Parents weighing up a fully online British school for the first time usually have three quiet worries: is the qualification genuinely equivalent, will my child make friends, and will universities take it seriously? All three are fair questions. This section answers each one directly, using specifics about how DIS classes run, what the Cambridge IGCSE and A-Level papers look like, and where students sit their exams.
DIS runs live Cambridge IGCSE and A-Level classes on a fixed Monday-to-Friday timetable aligned to Gulf Standard Time. Classes are not pre-recorded videos. A teacher is present, register is taken, questions are answered in real time, and work is submitted through the DIS platform. The experience is a school day, not a self-study session.
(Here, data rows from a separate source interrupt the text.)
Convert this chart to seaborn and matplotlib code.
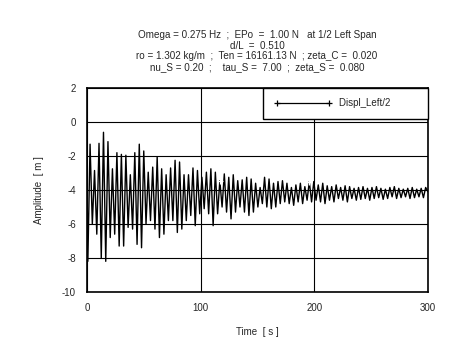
import numpy as np
import pandas as pd
import matplotlib
matplotlib.use("Agg")
import matplotlib.pyplot as plt
from matplotlib.lines import Line2D
import seaborn as sns

# ---- data ----
peaks = [-1.3, -2.85, -1.25, -0.6, -1.15, -2.75, -1.8, -1.9, -1.95, -3.1, -1.8, -1.3,
         -1.7, -2.95, -2.65, -2.05, -2.75, -3.1, -2.7, -2.25, -2.35, -3.1, -3.1, -2.7,
         -2.85, -3.25, -2.95, -2.75, -2.95, -3.45, -3.05, -3.25, -3.1, -3.45, -3.4, -3.25,
         -3.35, -3.6, -3.85, -3.25, -3.35, -3.6, -3.5, -3.45, -3.6, -3.85, -3.7, -3.6,
         -3.8, -3.5,
         -3.5, -3.7, -3.6, -3.75, -3.8, -3.7, -3.85, -3.75, -3.8, -3.9, -3.85, -3.8,
         -3.9, -3.85, -3.8, -3.9, -3.95, -3.85, -3.8, -3.9, -3.95, -3.9, -3.85, -3.95,
         -3.9, -3.85]
troughs = [-8.2, -6.0, -6.6, -8.0, -8.2, -6.8, -6.6, -7.3, -7.3, -6.2, -6.3, -7.2,
           -7.4, -6.0, -5.8, -6.3, -6.8, -6.6, -5.8, -5.8, -6.5, -6.3, -5.8, -5.5,
           -6.1, -5.4, -5.1, -5.4, -6.1, -5.4, -5.0, -5.3, -5.7, -5.3, -5.0, -5.3,
           -5.5, -5.3, -5.0, -4.8, -5.0, -5.1, -5.0, -4.8, -4.7, -4.8, -4.9, -4.7,
           -4.8, -4.6,
           -4.7, -4.6, -4.7, -4.8, -4.6, -4.7, -4.5, -4.6, -4.7, -4.5, -4.6, -4.55,
           -4.5, -4.6, -4.5, -4.45, -4.55, -4.5, -4.4, -4.5, -4.45, -4.4, -4.5, -4.45,
           -4.4, -4.45]
peak_times = np.linspace(2.6, 298.0, len(peaks))
half_period = 1.95
start_value = -4.0
end_value = -4.1

title_lines = [
    "Omega = 0.275 Hz  ;  EPo  =  1.00 N   at 1/2 Left Span",
    "d/L  =  0.510",
    "ro = 1.302 kg/m  ;  Ten = 16161.13 N  ; zeta_C =  0.020",
    "nu_S = 0.20  ;    tau_S =  7.00  ;  zeta_S =  0.080",
]
x_ticks = [0, 100, 200, 300]
y_ticks = [2, 0, -2, -4, -6, -8, -10]
series_name = "Displ_Left/2"

# ---- build series ----
t = [0.0]
v = [start_value]
for pt, pv, tv in zip(peak_times, peaks, troughs):
    t += [pt - half_period, pt]
    v += [tv, pv]
t.append(300.0)
v.append(end_value)
df = pd.DataFrame({"Time": t, "Amp": v})

sns.set_style("white")
plt.rcParams["font.family"] = ["Liberation Sans", "DejaVu Sans"]
plt.rcParams["axes.unicode_minus"] = False

fig = plt.figure(figsize=(4.76, 3.43), dpi=100)
ax = fig.add_axes([0.183, 0.149, 0.716, 0.594])

sns.lineplot(data=df, x="Time", y="Amp", sort=False, estimator=None, color="black",
             lw=1.0, marker="+", markersize=5, mew=0.9, markevery=[60, 100],
             legend=False, ax=ax)

ax.set_xlim(0, 300)
ax.set_ylim(-10, 2)
ax.set_xticks(x_ticks)
ax.set_yticks(y_ticks)
ax.set_xticks([25, 50, 75, 125, 150, 175, 225, 250, 275], minor=True)
ax.set_yticks(np.arange(-10, 2.01, 1.0), minor=True)
ax.tick_params(which="both", direction="in", color="black", labelsize=7,
               top=False, right=False)
ax.tick_params(which="major", length=0, pad=8)
ax.tick_params(which="minor", length=3, width=0.8)
ax.grid(True, which="major", color="black", lw=0.8)
for s in ax.spines.values():
    s.set_color("black")
    s.set_linewidth(1.2)

ax.set_xlabel("Time  [ s ]", fontsize=7, labelpad=10)
ax.set_ylabel("Amplitude  [ m ]", fontsize=7, labelpad=13)

handle = Line2D([], [], color="black", lw=0.9, marker="+", markersize=5, mew=0.9)
leg = ax.legend([handle], [series_name + "          "], loc="upper right",
                frameon=True, fancybox=False, fontsize=7, handlelength=6,
                handletextpad=0.7, borderaxespad=0, borderpad=1.05, numpoints=2,
                edgecolor="black", framealpha=1)
leg.get_frame().set_linewidth(1.0)

for i, line in enumerate(title_lines):
    fig.text(257 / 476, (343 - 35 - i * 10.6) / 343, line, ha="center", va="center",
             fontsize=7.1)

fig.savefig("out.png", dpi=100)
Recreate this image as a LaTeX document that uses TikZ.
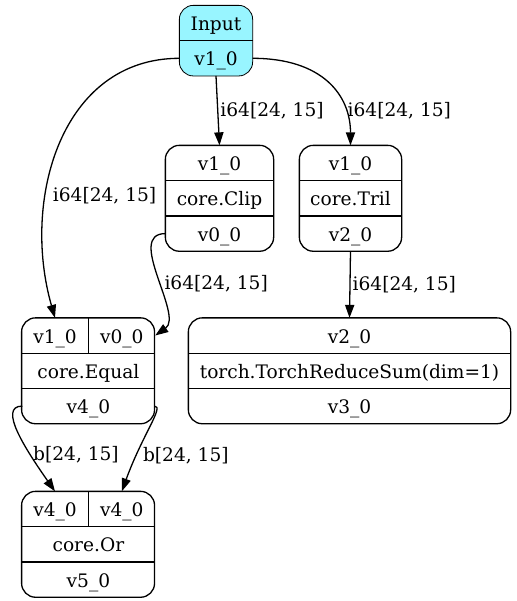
\documentclass[tikz,border=0pt]{standalone}
\usepackage{fontspec}
\setmainfont{DejaVu Serif}
\usetikzlibrary{arrows.meta,positioning,backgrounds}
\definecolor{inputcyan}{HTML}{98F5FF}
\tikzset{
  field/.style={rectangle, inner sep=0pt, minimum height=17pt, text height=8.5pt, text depth=1pt, font=\fontsize{9.3pt}{11pt}\selectfont},
  box/.style={draw, rounded corners=7pt},
  flow/.style={-{Triangle[length=6.5pt,width=4.6pt]}},
  lbl/.style={inner sep=1pt, font=\fontsize{9.3pt}{11pt}\selectfont}
}
\begin{document}
\begin{tikzpicture}[line width=0.65pt]
    \useasboundingbox (0,0) rectangle (258pt,-300.5pt);
    % input record
    \node(inhead) [field, minimum width=36pt] at (108pt,-11.5pt) {Input};
    \node(inv) [field, minimum width=36pt, below=0pt of inhead] {v1\_0};
    % clip and tril
    \node(clipin) [field, minimum width=53.5pt] at (109.75pt,-81.5pt) {v1\_0};
    \node(clipop) [field, minimum width=53.5pt, below=0pt of clipin] {core.Clip};
    \node(clipout) [field, minimum width=53.5pt, below=0pt of clipop] {v0\_0};
    \node(trilin) [field, minimum width=50.5pt] at (175.25pt,-81.5pt) {v1\_0};
    \node(trilop) [field, minimum width=50.5pt, below=0pt of trilin] {core.Tril};
    \node(trilout) [field, minimum width=50.5pt, below=0pt of trilop] {v2\_0};
    % equal and reduce sum
    \node(eqa) [field, minimum width=32.75pt] at (27.5pt,-167.75pt) {v1\_0};
    \node(eqb) [field, minimum width=32.75pt, right=0pt of eqa] {v0\_0};
    \node(eqop) [field, minimum width=65.5pt, below=0pt of eqa.south east] {core.Equal};
    \node(eqout) [field, minimum width=65.5pt, below=0pt of eqop] {v4\_0};
    \node(sumin) [field, minimum width=160.5pt] at (174.75pt,-167.75pt) {v2\_0};
    \node(sumop) [field, minimum width=160.5pt, below=0pt of sumin] {torch.TorchReduceSum(dim=1)};
    \node(sumout) [field, minimum width=160.5pt, below=0pt of sumop] {v3\_0};
    % or
    \node(ora) [field, minimum width=32.75pt] at (27.5pt,-254.5pt) {v4\_0};
    \node(orb) [field, minimum width=32.75pt, right=0pt of ora] {v4\_0};
    \node(orop) [field, minimum width=65.5pt, below=0pt of ora.south east] {core.Or};
    \node(orout) [field, minimum width=65.5pt, below=0pt of orop] {v5\_0};

    \begin{scope}[on background layer]
      \draw[box, fill=inputcyan] (inhead.north west) rectangle (inv.south east);
    \end{scope}
    \draw[box] (clipin.north west) rectangle (clipout.south east);
    \draw[box] (trilin.north west) rectangle (trilout.south east);
    \draw[box] (eqa.north west) rectangle (eqout.south east);
    \draw[box] (sumin.north west) rectangle (sumout.south east);
    \draw[box] (ora.north west) rectangle (orout.south east);
    \foreach \f in {inhead, clipin, clipop, trilin, trilop, eqa, eqb, eqop, sumin, sumop, ora, orb, orop}
      \draw (\f.south west) -- (\f.south east);
    \foreach \f in {eqa, ora}
      \draw (\f.north east) -- (\f.south east);

    \draw[flow] (inv.west) to[out=180,in=106,out distance=59pt,in distance=61.5pt] node[lbl, pos=0.66, right=2pt]{i64[24, 15]} (eqa.north);
    \draw[flow] (inv.south) -- node[lbl, right]{i64[24, 15]} (clipin.north);
    \draw[flow] (inv.east) to[out=0,in=90,out distance=35pt,in distance=25pt] node[lbl, pos=0.75, right]{i64[24, 15]} (trilin.north);
    \draw[flow] (clipout.west) to[out=180,in=35,out distance=20pt,in distance=17.5pt] node[lbl, pos=0.55, right=2pt]{i64[24, 15]} (eqb.east);
    \draw[flow] (trilout.south) -- node[lbl, right]{i64[24, 15]} (sumin.north);
    \draw[flow] (eqout.west) to[out=180,in=125,out distance=12.5pt,in distance=25pt] node[lbl, pos=0.7, right]{b[24, 15]} (ora.north);
    \draw[flow] (eqout.east) to[out=0,in=70,out distance=5pt,in distance=30pt] node[lbl, pos=0.76, right=2pt]{b[24, 15]} (orb.north);
\end{tikzpicture}
\end{document}
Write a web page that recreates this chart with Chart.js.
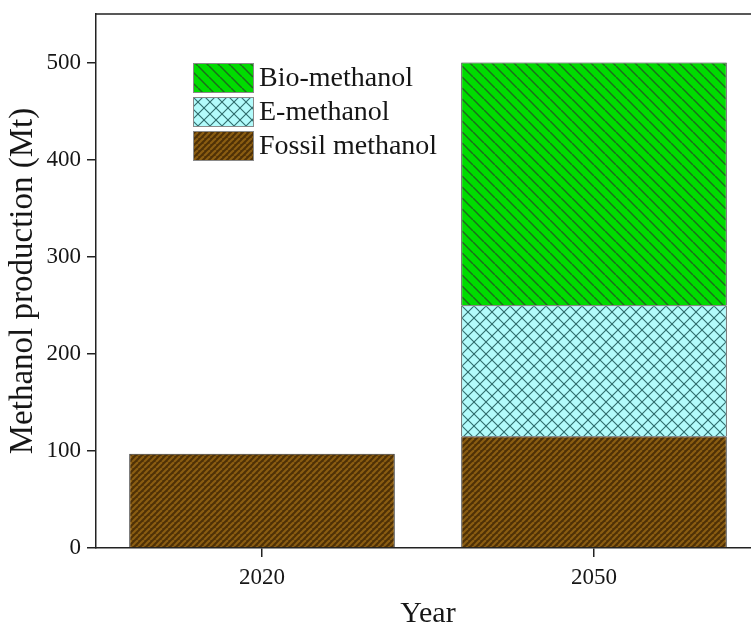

Class sizes run at 4–6 students per live session. That is materially smaller than a typical campus cohort of 24–28. Smaller classes mean more teacher time per student, faster feedback on written work, and a closer relationship with the instructor across the academic year. Students know their teacher. The teacher knows them.
On the question of exams: DIS students sit Cambridge IGCSE and A-Level papers at approved Cambridge exam centres, including the British Council Dubai and equivalent centres across the GCC. The papers are identical to those sat by students at any campus British school anywhere in the world. The certificate issued by Cambridge Assessment International Education carries no marker indicating online study. Universities in the UK, US, Europe, and across the GCC receive the same transcript they would from a brick-and-mortar British school.
Socialising outside the classroom is not the school's responsibility to provide. It is the family's to design. DIS students typically join local sport clubs, community groups, weekend activities, and in-person enrichment programmes. Because the school day ends at home with no commute, there is genuinely more time for those pursuits than a campus school day with a 90-minute round trip typically allows.